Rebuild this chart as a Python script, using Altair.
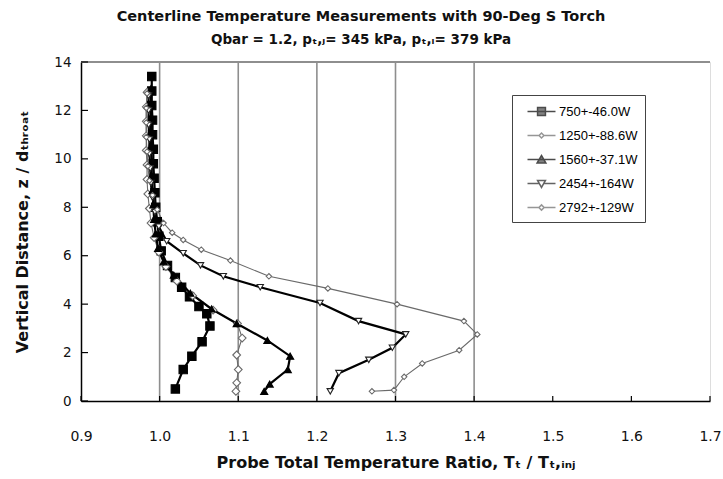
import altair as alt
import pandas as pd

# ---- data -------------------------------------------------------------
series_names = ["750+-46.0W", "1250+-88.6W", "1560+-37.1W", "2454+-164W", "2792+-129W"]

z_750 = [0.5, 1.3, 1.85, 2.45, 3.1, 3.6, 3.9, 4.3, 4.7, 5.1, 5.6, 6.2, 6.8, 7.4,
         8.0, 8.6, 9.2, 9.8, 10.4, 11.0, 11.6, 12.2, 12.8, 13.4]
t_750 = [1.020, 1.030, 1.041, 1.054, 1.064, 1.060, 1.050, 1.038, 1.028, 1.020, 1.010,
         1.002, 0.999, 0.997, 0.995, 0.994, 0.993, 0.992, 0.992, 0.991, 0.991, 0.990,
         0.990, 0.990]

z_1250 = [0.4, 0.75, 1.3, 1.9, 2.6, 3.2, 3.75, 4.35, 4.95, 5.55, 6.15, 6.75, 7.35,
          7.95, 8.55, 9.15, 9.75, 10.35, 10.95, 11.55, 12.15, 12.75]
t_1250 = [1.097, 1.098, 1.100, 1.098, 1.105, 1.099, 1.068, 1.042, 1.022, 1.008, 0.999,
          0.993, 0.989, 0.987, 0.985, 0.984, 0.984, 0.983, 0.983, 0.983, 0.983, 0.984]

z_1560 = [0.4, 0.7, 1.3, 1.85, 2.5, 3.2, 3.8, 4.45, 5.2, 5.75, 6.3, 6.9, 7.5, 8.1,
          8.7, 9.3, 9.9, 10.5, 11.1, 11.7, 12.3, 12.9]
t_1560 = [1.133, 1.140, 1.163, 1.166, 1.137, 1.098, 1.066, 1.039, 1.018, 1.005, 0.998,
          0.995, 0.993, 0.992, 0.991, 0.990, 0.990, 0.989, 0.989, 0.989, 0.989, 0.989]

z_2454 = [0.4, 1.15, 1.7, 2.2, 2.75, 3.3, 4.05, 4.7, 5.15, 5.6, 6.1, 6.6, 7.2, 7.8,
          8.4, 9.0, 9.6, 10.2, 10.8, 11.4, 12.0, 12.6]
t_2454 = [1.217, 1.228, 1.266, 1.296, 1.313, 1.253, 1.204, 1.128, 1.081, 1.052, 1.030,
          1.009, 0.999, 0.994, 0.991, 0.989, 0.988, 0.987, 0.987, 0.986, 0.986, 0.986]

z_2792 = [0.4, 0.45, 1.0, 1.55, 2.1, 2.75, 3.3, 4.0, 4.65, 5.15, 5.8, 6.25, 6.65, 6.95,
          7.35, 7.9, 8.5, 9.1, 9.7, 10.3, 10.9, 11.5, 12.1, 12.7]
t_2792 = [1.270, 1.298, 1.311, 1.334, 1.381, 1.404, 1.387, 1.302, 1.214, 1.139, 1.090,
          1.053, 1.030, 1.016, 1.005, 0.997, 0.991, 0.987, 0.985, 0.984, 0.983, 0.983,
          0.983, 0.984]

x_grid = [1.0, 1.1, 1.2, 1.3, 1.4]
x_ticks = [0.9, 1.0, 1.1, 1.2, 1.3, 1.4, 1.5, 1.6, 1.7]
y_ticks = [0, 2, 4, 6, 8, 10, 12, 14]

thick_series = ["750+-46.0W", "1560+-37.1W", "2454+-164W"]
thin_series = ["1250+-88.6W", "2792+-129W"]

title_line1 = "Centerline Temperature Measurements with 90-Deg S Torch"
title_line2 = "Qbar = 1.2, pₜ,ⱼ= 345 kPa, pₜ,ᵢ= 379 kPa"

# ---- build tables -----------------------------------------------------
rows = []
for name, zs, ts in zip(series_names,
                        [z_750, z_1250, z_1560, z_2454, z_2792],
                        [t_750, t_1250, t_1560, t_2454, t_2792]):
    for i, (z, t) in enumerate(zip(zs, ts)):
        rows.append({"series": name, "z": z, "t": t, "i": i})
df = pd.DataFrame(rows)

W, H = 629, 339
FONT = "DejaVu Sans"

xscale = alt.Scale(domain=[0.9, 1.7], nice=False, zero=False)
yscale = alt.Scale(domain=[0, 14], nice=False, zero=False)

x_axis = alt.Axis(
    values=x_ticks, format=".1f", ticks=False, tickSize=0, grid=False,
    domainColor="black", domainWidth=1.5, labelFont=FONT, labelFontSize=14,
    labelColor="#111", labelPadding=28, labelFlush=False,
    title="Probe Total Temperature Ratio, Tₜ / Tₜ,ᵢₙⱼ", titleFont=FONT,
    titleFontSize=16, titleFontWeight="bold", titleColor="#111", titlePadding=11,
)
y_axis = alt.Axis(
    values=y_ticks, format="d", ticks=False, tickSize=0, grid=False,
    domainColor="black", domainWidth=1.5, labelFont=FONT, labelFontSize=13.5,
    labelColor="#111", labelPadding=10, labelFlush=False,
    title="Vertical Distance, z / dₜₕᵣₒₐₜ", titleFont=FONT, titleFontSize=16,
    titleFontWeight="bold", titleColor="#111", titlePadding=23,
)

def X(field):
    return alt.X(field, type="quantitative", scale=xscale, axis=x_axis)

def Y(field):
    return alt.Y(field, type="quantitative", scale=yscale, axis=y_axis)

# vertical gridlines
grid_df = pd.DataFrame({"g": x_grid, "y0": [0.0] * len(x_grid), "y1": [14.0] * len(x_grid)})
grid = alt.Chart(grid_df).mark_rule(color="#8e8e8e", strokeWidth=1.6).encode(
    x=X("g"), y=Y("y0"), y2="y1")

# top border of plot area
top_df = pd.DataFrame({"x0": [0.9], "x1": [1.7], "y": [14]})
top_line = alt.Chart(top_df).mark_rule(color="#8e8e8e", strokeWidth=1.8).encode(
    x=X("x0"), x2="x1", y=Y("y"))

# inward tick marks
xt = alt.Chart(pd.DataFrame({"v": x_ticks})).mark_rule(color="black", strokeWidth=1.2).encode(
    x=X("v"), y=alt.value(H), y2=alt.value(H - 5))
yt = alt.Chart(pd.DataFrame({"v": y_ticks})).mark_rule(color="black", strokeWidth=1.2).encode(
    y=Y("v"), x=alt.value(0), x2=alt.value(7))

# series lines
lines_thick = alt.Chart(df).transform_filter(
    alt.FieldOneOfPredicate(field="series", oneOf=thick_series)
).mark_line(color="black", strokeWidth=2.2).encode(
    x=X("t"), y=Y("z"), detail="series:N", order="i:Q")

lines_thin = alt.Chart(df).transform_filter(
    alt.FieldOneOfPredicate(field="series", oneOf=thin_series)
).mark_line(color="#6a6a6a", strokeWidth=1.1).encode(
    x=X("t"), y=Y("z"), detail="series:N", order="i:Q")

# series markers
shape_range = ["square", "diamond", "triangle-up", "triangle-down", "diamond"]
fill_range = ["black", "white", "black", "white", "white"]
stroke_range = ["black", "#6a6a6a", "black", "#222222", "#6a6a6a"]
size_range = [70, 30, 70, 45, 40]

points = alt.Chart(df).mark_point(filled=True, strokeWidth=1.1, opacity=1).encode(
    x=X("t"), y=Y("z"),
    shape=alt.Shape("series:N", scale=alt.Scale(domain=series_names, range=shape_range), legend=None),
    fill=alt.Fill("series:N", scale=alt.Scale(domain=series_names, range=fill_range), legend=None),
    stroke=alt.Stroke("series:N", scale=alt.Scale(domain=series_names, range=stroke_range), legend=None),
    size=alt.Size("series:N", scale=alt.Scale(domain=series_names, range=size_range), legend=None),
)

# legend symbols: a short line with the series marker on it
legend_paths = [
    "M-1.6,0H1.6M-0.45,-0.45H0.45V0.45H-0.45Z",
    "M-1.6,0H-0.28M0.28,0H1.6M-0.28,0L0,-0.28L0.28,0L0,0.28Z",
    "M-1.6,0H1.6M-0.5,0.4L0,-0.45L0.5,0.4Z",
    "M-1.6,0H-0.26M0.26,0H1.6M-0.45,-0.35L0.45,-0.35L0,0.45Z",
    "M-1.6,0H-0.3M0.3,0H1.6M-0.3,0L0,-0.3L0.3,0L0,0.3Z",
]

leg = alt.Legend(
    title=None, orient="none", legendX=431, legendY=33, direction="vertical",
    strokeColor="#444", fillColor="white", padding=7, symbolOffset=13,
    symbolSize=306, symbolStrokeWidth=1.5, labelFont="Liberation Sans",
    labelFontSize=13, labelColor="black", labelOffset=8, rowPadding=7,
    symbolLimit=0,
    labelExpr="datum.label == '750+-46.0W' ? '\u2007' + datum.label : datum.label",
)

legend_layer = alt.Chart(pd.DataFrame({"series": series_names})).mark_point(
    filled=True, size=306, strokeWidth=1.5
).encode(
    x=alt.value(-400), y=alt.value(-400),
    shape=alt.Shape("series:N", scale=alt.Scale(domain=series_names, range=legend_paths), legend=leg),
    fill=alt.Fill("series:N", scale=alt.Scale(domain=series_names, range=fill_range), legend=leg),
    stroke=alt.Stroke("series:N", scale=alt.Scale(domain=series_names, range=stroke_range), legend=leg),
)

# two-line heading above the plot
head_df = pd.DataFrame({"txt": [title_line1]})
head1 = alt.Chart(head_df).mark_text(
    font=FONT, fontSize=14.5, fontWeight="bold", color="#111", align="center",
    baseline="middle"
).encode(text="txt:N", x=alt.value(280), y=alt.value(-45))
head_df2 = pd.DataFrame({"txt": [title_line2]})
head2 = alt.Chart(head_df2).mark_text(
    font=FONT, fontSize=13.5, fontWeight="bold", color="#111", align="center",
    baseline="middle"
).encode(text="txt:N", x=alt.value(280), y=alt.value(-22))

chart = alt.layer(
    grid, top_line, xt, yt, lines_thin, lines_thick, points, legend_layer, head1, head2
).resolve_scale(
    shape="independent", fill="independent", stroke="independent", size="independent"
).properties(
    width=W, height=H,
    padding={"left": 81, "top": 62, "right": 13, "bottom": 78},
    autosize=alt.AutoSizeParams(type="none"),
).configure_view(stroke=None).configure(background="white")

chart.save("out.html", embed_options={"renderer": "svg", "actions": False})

========

**Problem description:**
Repeat, with no pictures, each line from the beginning of the data through the line containing "0.986, 0.986, 0.986]", inclusive.

**Result:**
Rebuild this chart as a Python script, using Altair.
import altair as alt
import pandas as pd

# ---- data -------------------------------------------------------------
series_names = ["750+-46.0W", "1250+-88.6W", "1560+-37.1W", "2454+-164W", "2792+-129W"]

z_750 = [0.5, 1.3, 1.85, 2.45, 3.1, 3.6, 3.9, 4.3, 4.7, 5.1, 5.6, 6.2, 6.8, 7.4,
         8.0, 8.6, 9.2, 9.8, 10.4, 11.0, 11.6, 12.2, 12.8, 13.4]
t_750 = [1.020, 1.030, 1.041, 1.054, 1.064, 1.060, 1.050, 1.038, 1.028, 1.020, 1.010,
         1.002, 0.999, 0.997, 0.995, 0.994, 0.993, 0.992, 0.992, 0.991, 0.991, 0.990,
         0.990, 0.990]

z_1250 = [0.4, 0.75, 1.3, 1.9, 2.6, 3.2, 3.75, 4.35, 4.95, 5.55, 6.15, 6.75, 7.35,
          7.95, 8.55, 9.15, 9.75, 10.35, 10.95, 11.55, 12.15, 12.75]
t_1250 = [1.097, 1.098, 1.100, 1.098, 1.105, 1.099, 1.068, 1.042, 1.022, 1.008, 0.999,
          0.993, 0.989, 0.987, 0.985, 0.984, 0.984, 0.983, 0.983, 0.983, 0.983, 0.984]

z_1560 = [0.4, 0.7, 1.3, 1.85, 2.5, 3.2, 3.8, 4.45, 5.2, 5.75, 6.3, 6.9, 7.5, 8.1,
          8.7, 9.3, 9.9, 10.5, 11.1, 11.7, 12.3, 12.9]
t_1560 = [1.133, 1.140, 1.163, 1.166, 1.137, 1.098, 1.066, 1.039, 1.018, 1.005, 0.998,
          0.995, 0.993, 0.992, 0.991, 0.990, 0.990, 0.989, 0.989, 0.989, 0.989, 0.989]

z_2454 = [0.4, 1.15, 1.7, 2.2, 2.75, 3.3, 4.05, 4.7, 5.15, 5.6, 6.1, 6.6, 7.2, 7.8,
          8.4, 9.0, 9.6, 10.2, 10.8, 11.4, 12.0, 12.6]
t_2454 = [1.217, 1.228, 1.266, 1.296, 1.313, 1.253, 1.204, 1.128, 1.081, 1.052, 1.030,
          1.009, 0.999, 0.994, 0.991, 0.989, 0.988, 0.987, 0.987, 0.986, 0.986, 0.986]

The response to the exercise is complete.